Внедрение | страница 6
– Черные?
– Почти. А на лицо, думаю, в отца пойдешь. Видно, что вытянешься. Уже скулы выступают.
– А фигура?
– Какая сейчас еще фигура? Подросток. Но толстой не будешь, не в кого. И сисек больших не жди. Мать, вон, худая, да и батька спортивный. Чего разошлись? Мать не велела про него говорить. Так что сама с нее спрашивай.
Мама приходит поздно, когда уже давно темно. В ноябре темнота особенная, глухая. Но мы все равно идем гулять. И сегодня тоже.
– Доча, я отпросилась на пятницу, поедем в город, к невропатологу показываться. Направили, что бы заключение дал. А там уж куда пошлет.
– Никуда не пошлет. Хожу я нормально. Память возвращается. Писать, читать могу. Все будет хорошо. Ты только, мамочка, продержись еще немножко. И мы все наладим.
Мама порывисто обняла меня и заплакала навзрыд. Я прижалась к ней. Вдвоем плакать бы надо. Но мне не плачется. Наоборот, чувствую себя неудобно, что стала причиной ее слез. Я гладила ее по дрожащим плечам:
– Мамочка, ты у меня самая лучшая. И институт свой закончишь. Восстановишься и закончишь.

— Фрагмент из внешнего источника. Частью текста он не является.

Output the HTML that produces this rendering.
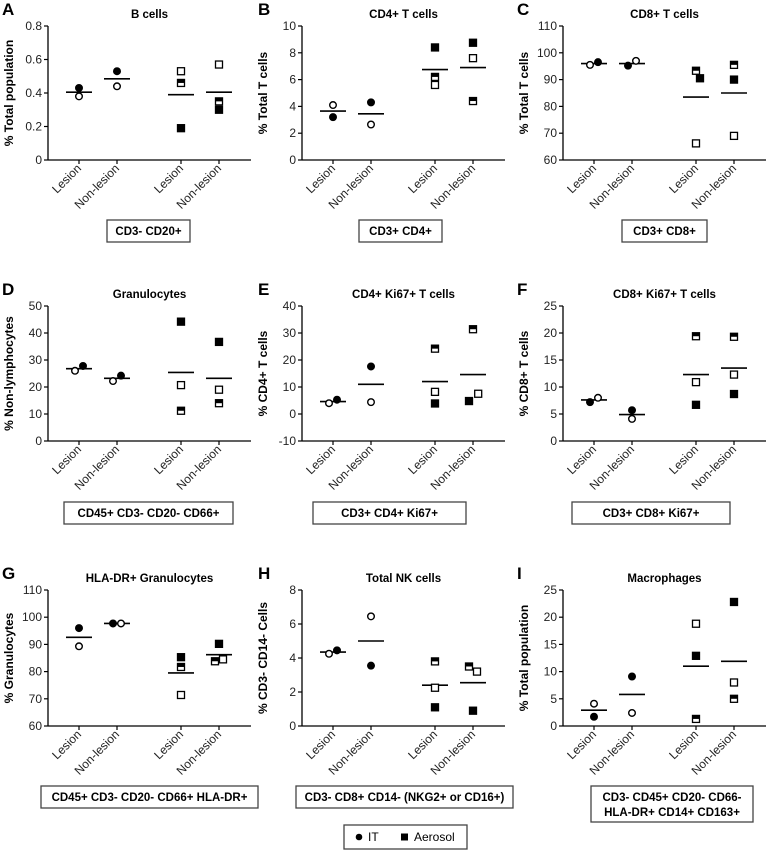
<!DOCTYPE html>
<html><head><meta charset="utf-8"><style>
body{margin:0;background:#fff;width:772px;height:852px;overflow:hidden;font-family:"Liberation Sans",Arial,sans-serif}
svg text{font-family:"Liberation Sans",Arial,sans-serif}
</style></head><body>
<svg id="fig" width="772" height="852" viewBox="0 0 772 852"></svg>
<script>
// ---- data (one small set of arrays per panel) ----
const categories = ["Lesion","Non-lesion","Lesion","Non-lesion"];
// point arrays: [categoryIndex, value, markerType, jitter]  types: fc=filled circle, oc=open circle, fs=filled square, os=open square, hs=half square
const pointsA = [[0,0.43,"fc",0],[0,0.38,"oc",0],[1,0.53,"fc",0],[1,0.44,"oc",0],[2,0.53,"os",0],[2,0.46,"hs",0],[2,0.19,"fs",0],[3,0.57,"os",0],[3,0.35,"hs",0],[3,0.30,"fs",0]];
const meansA = [0.405,0.485,0.39,0.405];
const ticksA = [0,0.2,0.4,0.6,0.8];
const pointsB = [[0,4.1,"oc",0],[0,3.2,"fc",0],[1,4.3,"fc",0],[1,2.65,"oc",0],[2,8.4,"fs",0],[2,6.2,"hs",0],[2,5.6,"os",0],[3,8.75,"fs",0],[3,7.6,"os",0],[3,4.4,"hs",0]];
const meansB = [3.65,3.45,6.75,6.9];
const ticksB = [0,2,4,6,8,10];
const pointsC = [[0,95.5,"oc",-1],[0,96.5,"fc",1],[1,95.2,"fc",-1],[1,97,"oc",1],[2,93.3,"hs",0],[2,90.5,"fs",1],[2,66.2,"os",0],[3,95.5,"hs",0],[3,90,"fs",0],[3,69,"os",0]];
const meansC = [96,96,83.5,85];
const ticksC = [60,70,80,90,100,110];
const pointsD = [[0,26,"oc",-1],[0,27.8,"fc",1],[1,22.2,"oc",-1],[1,24.2,"fc",1],[2,44.2,"fs",0],[2,20.7,"os",0],[2,11.2,"hs",0],[3,36.7,"fs",0],[3,19,"os",0],[3,14,"hs",0]];
const meansD = [26.8,23.2,25.4,23.2];
const ticksD = [0,10,20,30,40,50];
const pointsE = [[0,4,"oc",-1],[0,5.3,"fc",1],[1,17.6,"fc",0],[1,4.4,"oc",0],[2,24.2,"hs",0],[2,8.2,"os",0],[2,3.9,"fs",0],[3,31.4,"hs",0],[3,7.5,"os",1.3],[3,4.8,"fs",-1]];
const meansE = [4.6,11,12,14.6];
const ticksE = [-10,0,10,20,30,40];
const pointsF = [[0,7.2,"fc",-1],[0,8,"oc",1],[1,5.7,"fc",0],[1,4.1,"oc",0],[2,19.4,"hs",0],[2,10.9,"os",0],[2,6.7,"fs",0],[3,19.3,"hs",0],[3,12.3,"os",0],[3,8.7,"fs",0]];
const meansF = [7.6,4.9,12.3,13.5];
const ticksF = [0,5,10,15,20,25];
const pointsG = [[0,96,"fc",0],[0,89.3,"oc",0],[1,97.7,"fc",-1],[1,97.7,"oc",1],[2,85.3,"fs",0],[2,81.7,"hs",0],[2,71.4,"os",0],[3,90.2,"fs",0],[3,83.8,"hs",-1],[3,84.5,"os",1]];
const meansG = [92.6,97.7,79.5,86.2];
const ticksG = [60,70,80,90,100,110];
const pointsH = [[0,4.25,"oc",-1],[0,4.45,"fc",1],[1,6.45,"oc",0],[1,3.55,"fc",0],[2,3.8,"hs",0],[2,2.25,"os",0],[2,1.1,"fs",0],[3,3.5,"hs",-1],[3,3.2,"os",1],[3,0.9,"fs",0]];
const meansH = [4.35,5,2.4,2.55];
const ticksH = [0,2,4,6,8];
const pointsI = [[0,4.1,"oc",0],[0,1.7,"fc",0],[1,9.1,"fc",0],[1,2.4,"oc",0],[2,18.8,"os",0],[2,12.9,"fs",0],[2,1.3,"hs",0],[3,22.8,"fs",0],[3,8,"os",0],[3,5,"hs",0]];
const meansI = [2.9,5.8,11,11.9];
const ticksI = [0,5,10,15,20,25];

const panels = [
 {letter:"A",title:"B cells",ytitle:"% Total population",pts:pointsA,means:meansA,ticks:ticksA,box:["CD3- CD20+"],col:0,row:0,bx:[107,190]},
 {letter:"B",title:"CD4+ T cells",ytitle:"% Total T cells",pts:pointsB,means:meansB,ticks:ticksB,box:["CD3+ CD4+"],col:1,row:0,bx:[359,442]},
 {letter:"C",title:"CD8+ T cells",ytitle:"% Total T cells",pts:pointsC,means:meansC,ticks:ticksC,box:["CD3+ CD8+"],col:2,row:0,bx:[622,707]},
 {letter:"D",title:"Granulocytes",ytitle:"% Non-lymphocytes",pts:pointsD,means:meansD,ticks:ticksD,box:["CD45+ CD3- CD20- CD66+"],col:0,row:1,bx:[64,233]},
 {letter:"E",title:"CD4+ Ki67+ T cells",ytitle:"% CD4+ T cells",pts:pointsE,means:meansE,ticks:ticksE,box:["CD3+ CD4+ Ki67+"],col:1,row:1,bx:[313,466]},
 {letter:"F",title:"CD8+ Ki67+ T cells",ytitle:"% CD8+ T cells",pts:pointsF,means:meansF,ticks:ticksF,box:["CD3+ CD8+ Ki67+"],col:2,row:1,bx:[572,730]},
 {letter:"G",title:"HLA-DR+ Granulocytes",ytitle:"% Granulocytes",pts:pointsG,means:meansG,ticks:ticksG,box:["CD45+ CD3- CD20- CD66+ HLA-DR+"],col:0,row:2,bx:[41,258]},
 {letter:"H",title:"Total NK cells",ytitle:"% CD3- CD14- Cells",pts:pointsH,means:meansH,ticks:ticksH,box:["CD3- CD8+ CD14- (NKG2+ or CD16+)"],col:1,row:2,bx:[296,513]},
 {letter:"I",title:"Macrophages",ytitle:"% Total population",pts:pointsI,means:meansI,ticks:ticksI,box:["CD3- CD45+ CD20- CD66-","HLA-DR+ CD14+ CD163+"],col:2,row:2,bx:[591,753]}
];

const NS="http://www.w3.org/2000/svg";
const svg=document.getElementById("fig");
function mk(tag,attrs,parent,text){const e=document.createElementNS(NS,tag);for(const k in attrs)e.setAttribute(k,attrs[k]);if(text!==undefined)e.textContent=text;(parent||svg).appendChild(e);return e;}

const colX=[48,302,563], colL=[2,258,517];
const rowTop=[26,306,590], rowBot=[160,441,726], rowBox=[220,502,786];
const catOff=[31,69,133,171];
const AXW=203;

panels.forEach(p=>{
  const g=mk("g",{});
  
  
  const x0=colX[p.col], top=rowTop[p.row], bot=rowBot[p.row];
  const tmin=p.ticks[0], tmax=p.ticks[p.ticks.length-1];
  const yS=v=>bot-(v-tmin)/(tmax-tmin)*(bot-top);
  const xS=i=>x0+catOff[i];
  const L=mk("text",{x:colL[p.col],y:top-11,"font-size":17,"font-weight":"bold"},g,p.letter);
  
  
  const T=mk("text",{x:x0+AXW/2,y:top-8,"font-size":11.5,"font-weight":"bold","text-anchor":"middle"},g,p.title);
  
  
  const ya=mk("line",{x1:x0,y1:top,x2:x0,y2:bot,stroke:"#000","stroke-width":1.3},g);
  
  
  const xa=mk("line",{x1:x0,y1:bot,x2:x0+AXW,y2:bot,stroke:"#000","stroke-width":1.3},g);
  
  
  p.ticks.forEach(t=>{
    const y=yS(t);
    mk("line",{x1:x0-4,y1:y,x2:x0,y2:y,stroke:"#000","stroke-width":1.2},g);
    const tl=mk("text",{x:x0-6,y:y+4,"font-size":12,"text-anchor":"end",fill:"#222"},g,String(t));
    
    
  });
  const yc=(top+bot)/2, yx=x0-35;
  const yt=mk("text",{x:yx,y:yc,"font-size":12,"font-weight":"bold","text-anchor":"middle",transform:`rotate(-90 ${yx} ${yc})`},g,p.ytitle);
  
  
  categories.forEach((c,i)=>{
    const cx=xS(i);
    mk("line",{x1:cx,y1:bot,x2:cx,y2:bot+4,stroke:"#000","stroke-width":1.2},g);
    const lx=cx+3, ly=bot+9;
    const cl=mk("text",{x:lx,y:ly,"font-size":12,"text-anchor":"end",fill:"#222",transform:`rotate(-45 ${lx} ${ly})`},g,c);
    
    
  });
  p.means.forEach((m,i)=>{
    const ml=mk("line",{x1:xS(i)-13,y1:yS(m),x2:xS(i)+13,y2:yS(m),stroke:"#000","stroke-width":1.6},g);
    
    
  });
  p.pts.forEach(pt=>{
    const cx=xS(pt[0])+pt[3]*4, cy=yS(pt[1]);
    let e;
    if(pt[2]==="fc"||pt[2]==="oc"){
      e=mk("circle",{cx:cx,cy:cy,r:3.3,fill:pt[2]==="fc"?"#000":"#fff",stroke:"#000","stroke-width":1.4},g);
    } else {
      e=mk("g",{},g);
      mk("rect",{x:cx-3.5,y:cy-3.5,width:7,height:7,fill:pt[2]==="fs"?"#000":"#fff",stroke:"#000","stroke-width":1.3},e);
      if(pt[2]==="hs") mk("rect",{x:cx-3.5,y:cy-3.5,width:7,height:3.5,fill:"#000"},e);
    }
    
    
  });
  const bx0=p.bx[0], bx1=p.bx[1], by=rowBox[p.row], bh=p.box.length>1?36:22;
  const bg=mk("g",{},g);
  
  
  mk("rect",{x:bx0,y:by,width:bx1-bx0,height:bh,fill:"#fff",stroke:"#444","stroke-width":1.3},bg);
  p.box.forEach((s,k)=>mk("text",{x:(bx0+bx1)/2,y:by+15+k*15,"font-size":11.5,"font-weight":"bold","text-anchor":"middle"},bg,s));
});

// legend
const lg=mk("g",{});


mk("rect",{x:344,y:825,width:123,height:24,fill:"#fff",stroke:"#444","stroke-width":1.3},lg);
const l1=mk("g",{},lg);


mk("circle",{cx:359,cy:837,r:3.3,fill:"#000"},l1);
mk("text",{x:368,y:841,"font-size":12},l1,"IT");
const l2=mk("g",{},lg);


mk("rect",{x:401,y:833.5,width:7,height:7,fill:"#000"},l2);
mk("text",{x:414,y:841,"font-size":12},l2,"Aerosol");
</script>
</body></html>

Плечи затряслись еще больше. Мне тоже сжало горло, и подступили слезы. Жалко и ее и себя. Это легко можно задавить и сдержаться. Но в себе держать нельзя сейчас. И я пустила слезы вволю. И все равно ощущение чужое. Делать надо что-то, действовать, а не слюни разводить. А то привыкнешь и будешь, чуть что, в истерики впадать. Так что я плакала, но за скобками была готова к делу. Наплакавшись и обнявшись, мы пошли домой. Но что-то заставляло меня не просто идти, а контролировать тени за редкими фонарями, далекие звуки и близкие шорохи.
Через три дня рано утром мы собрались в город. Мама заставила одеть лифчик. Он очень неудобный, тянет. Прикрывать мне особо нечего. Но мама говорит, что надо, там врач будет. Отечность с лица ушла. Проступили скулы. Баба Лида сказала, что до болезни я была упитанней намного. Сейчас меня толстой не назовешь. Но и худой тоже. Надела шерстяные колготки, блузку, очевидно, парадную, серую кофту, юбку черную. Пальто зимнее драповое. Шапку вязанную серую с тесемками по бокам выдали. Спорить не стала, головой же скорбная.
Все лужицы в тонких белесых леденцах. Хочется их всех хрустнуть. Темно совсем. Поезд в пять часов сорок пять минут. Редкие фонари выхватывают на дороге черные фигуры. Народ поехал на работу. Мама просвещает по дороге:
– Народу здесь сколько много жило в шестидесятые! Молодежь везде. Танцы на площадке. Кинозал весь битком. Все разъехались. И снабжение было хорошее. Даже мороженное привозили. Но ты уже не застала.